Questa Corte ha, in più occasioni, affermato che il rispetto del principio di offensività (nullum crimen sine iniuria), desumibile dall’art. 25, secondo comma, Cost. (ex plurimis, sentenza n. 354 del 2002), comporta che il legislatore, nell’esercizio della sua discrezionalità, può reprimere sul piano penale, come fattispecie di reato, soltanto condotte che, nella loro descrizione tipica comunque rispettosa del principio di legalità, consistano, altresì, in comportamenti dal contenuto offensivo di beni meritevoli di protezione, anche sotto il profilo della loro mera esposizione a pericolo.

Con orientamento costante (ex multis, sentenze n. 225 del 2008, n. 265 del 2005, n. 519 e n. 263 del 2000) si è, altresì, precisato che il principio di offensività opera su due piani distinti: da un lato, come precetto rivolto al legislatore, diretto a limitare la repressione penale a fatti che, nella loro configurazione astratta, presentino un contenuto offensivo di beni o interessi ritenuti meritevoli di protezione (offensività «in astratto»); dall’altro, come criterio interpretativo-applicativo per il giudice comune, il quale, nella verifica della riconducibilità della singola fattispecie concreta al paradigma punitivo astratto, dovrà evitare che ricadano in quest’ultimo comportamenti privi di qualsiasi attitudine lesiva (offensività «in concreto»).

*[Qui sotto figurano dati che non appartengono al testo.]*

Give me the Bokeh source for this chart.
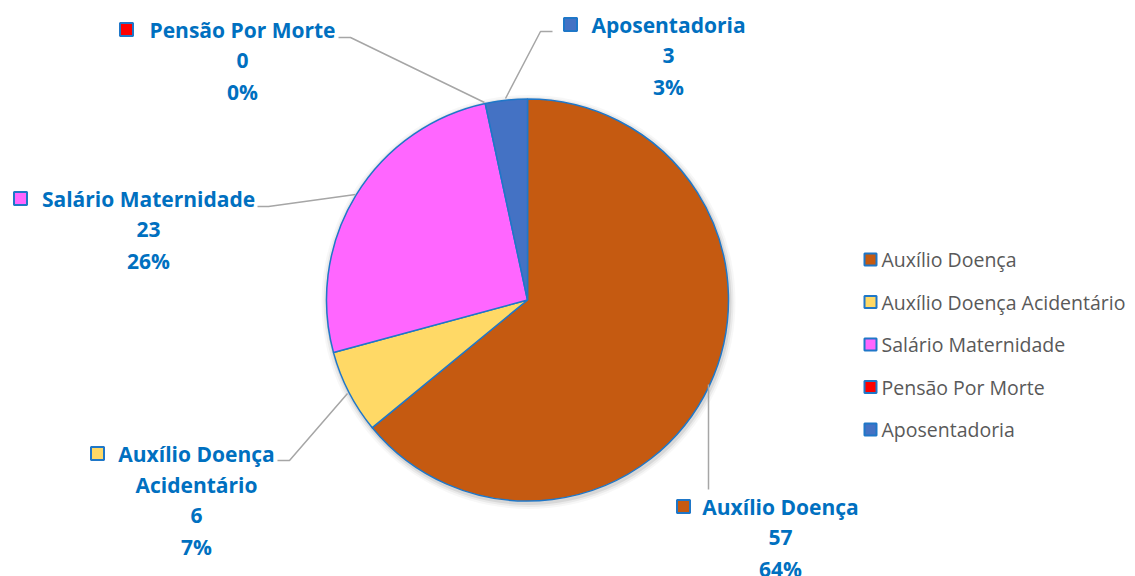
import math
from bokeh.plotting import figure
from bokeh.models import Range1d
from bokeh.core.properties import value
from bokeh.embed import file_html
from bokeh.resources import INLINE

# ---- data ----
categories = ["Auxílio Doença", "Auxílio Doença Acidentário", "Salário Maternidade",
              "Pensão Por Morte", "Aposentadoria"]
values = [57, 6, 23, 0, 3]
colors = ["#C55A11", "#FFD966", "#FF66FF", "#FF0000", "#4472C4"]

W, H = 1135, 576


def Y(ry):
    return H - ry


p = figure(width=W, height=H, output_backend="svg", toolbar_location=None,
           x_range=Range1d(0, W), y_range=Range1d(0, H), min_border=0)
p.axis.visible = False
p.grid.visible = False
p.outline_line_color = None
p.background_fill_color = "white"

cx, cy, R = 527, Y(299.5), 201

# soft shadow
for k, a in [(6, 0.03), (4, 0.05), (2, 0.08)]:
    p.circle(x=[cx + 1], y=[cy - 2], radius=R + k, radius_units="screen",
             fill_color="#000000", fill_alpha=a, line_color=None)

total = sum(values)
start = 0.0
starts, ends = [], []
for v in values:
    starts.append(math.pi / 2 - start / total * 2 * math.pi)
    start += v
    ends.append(math.pi / 2 - start / total * 2 * math.pi)

for i in range(len(values)):
    if values[i] == 0:
        continue
    p.wedge(x=[cx], y=[cy], radius=R, radius_units="screen",
            start_angle=[starts[i]], end_angle=[ends[i]], direction="clock",
            fill_color=colors[i], line_color="#1F77C8", line_width=1.5)

# ---- data labels ----
label_font = value("Open Sans")
blue = "#0070C0"
layout = {
    0: dict(cx=780, y0=506, mx=683, name=["Auxílio Doença"],
            lead=[(708, 384), (708, 489)]),
    1: dict(cx=196, y0=453, mx=97, name=["Auxílio Doença", "Acidentário"],
            lead=[(277, 460), (289, 460), (347, 393)]),
    2: dict(cx=148, y0=198, mx=20, name=["Salário Maternidade"],
            lead=[(257, 206), (268, 206), (355, 194)]),
    3: dict(cx=242, y0=29, mx=126, name=["Pensão Por Morte"],
            lead=[(338, 37), (350, 37), (484, 102)]),
    4: dict(cx=668, y0=24, mx=570, name=["Aposentadoria"],
            lead=[(552, 31), (540, 31), (505, 98)]),
}

line_h = 31
for i, cat in enumerate(categories):
    L = layout[i]
    pct = round(values[i] / total * 100)
    lines = L["name"] + [str(values[i]), f"{pct}%"]
    xs = [L["cx"]] * len(lines)
    ys = [Y(L["y0"] + j * line_h) for j in range(len(lines))]
    p.text(x=xs, y=ys, text=lines, text_font=label_font, text_font_style="bold",
           text_font_size="21px", text_color=blue, text_align="center",
           text_baseline="middle")
    p.scatter(x=[L["mx"]], y=[Y(L["y0"])], marker="square", size=13,
              fill_color=colors[i], line_color="#1F77C8", line_width=2)
    lx = [pt[0] for pt in L["lead"]]
    ly = [Y(pt[1]) for pt in L["lead"]]
    p.line(x=lx, y=ly, line_color="#A6A6A6", line_width=1.5)

# ---- legend ----
leg_y = [259, 301.5, 344, 386.5, 429]
for i, cat in enumerate(categories):
    p.scatter(x=[870], y=[Y(leg_y[i])], marker="square", size=12,
              fill_color=colors[i], line_color="#1F77C8", line_width=2)
    p.text(x=[881], y=[Y(leg_y[i])], text=[cat], text_font=value("Open Sans"),
           text_font_size="19.5px", text_color="#595959", text_align="left",
           text_baseline="middle")

open("out.html", "w").write(file_html(p, INLINE))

Quanto al primo aspetto, il principio di offensività «in astratto» non implica che l’unico modello, costituzionalmente legittimo, sia quello del reato di danno. Rientra, infatti, nella discrezionalità del legislatore la scelta per forme di tutela anticipata, che colpiscano l’aggressione ai beni giuridici protetti nello stadio della semplice esposizione a pericolo, nonché, correlativamente, l’individuazione della soglia di pericolosità alla quale riconnettere la risposta punitiva (sentenza n. 225 del 2008); prospettiva nella quale non è precluso, di norma, il ricorso al modello del reato di pericolo presunto (sentenze n. 133 del 1992, n. 333 del 1991 e n. 62 del 1986). In tale ipotesi, tuttavia, affinché il principio di offensività possa ritenersi rispettato, occorrerà «che la valutazione legislativa di pericolosità del fatto incriminato non risulti irrazionale e arbitraria, ma risponda all’id quod plerumque accidit» (sentenza n. 225 del 2008; analogamente, sentenza n. 333 del 1991 e, più recentemente, sentenze n. 109 del 2016, n. 141 e n. 278 del 2019).

Insomma, anche i reati di pericolo presunto, ai quali va ascritta la previsione di cui all’art. 73 cod. antimafia, devono essere connotati dalla necessaria offensività della fattispecie criminosa (sentenza n. 360 del 1995).

Il principio di offensività del reato, anche nella sua configurazione come fattispecie di pericolo, postula che le qualità personali dei soggetti o i comportamenti pregressi degli stessi non possono giustificare disposizioni che attribuiscano rilevanza penale a condizioni soggettive, salvo che tale trattamento specifico e differenziato rispetto ad altre persone non risponda alla necessità di preservare altri interessi meritevoli di tutela.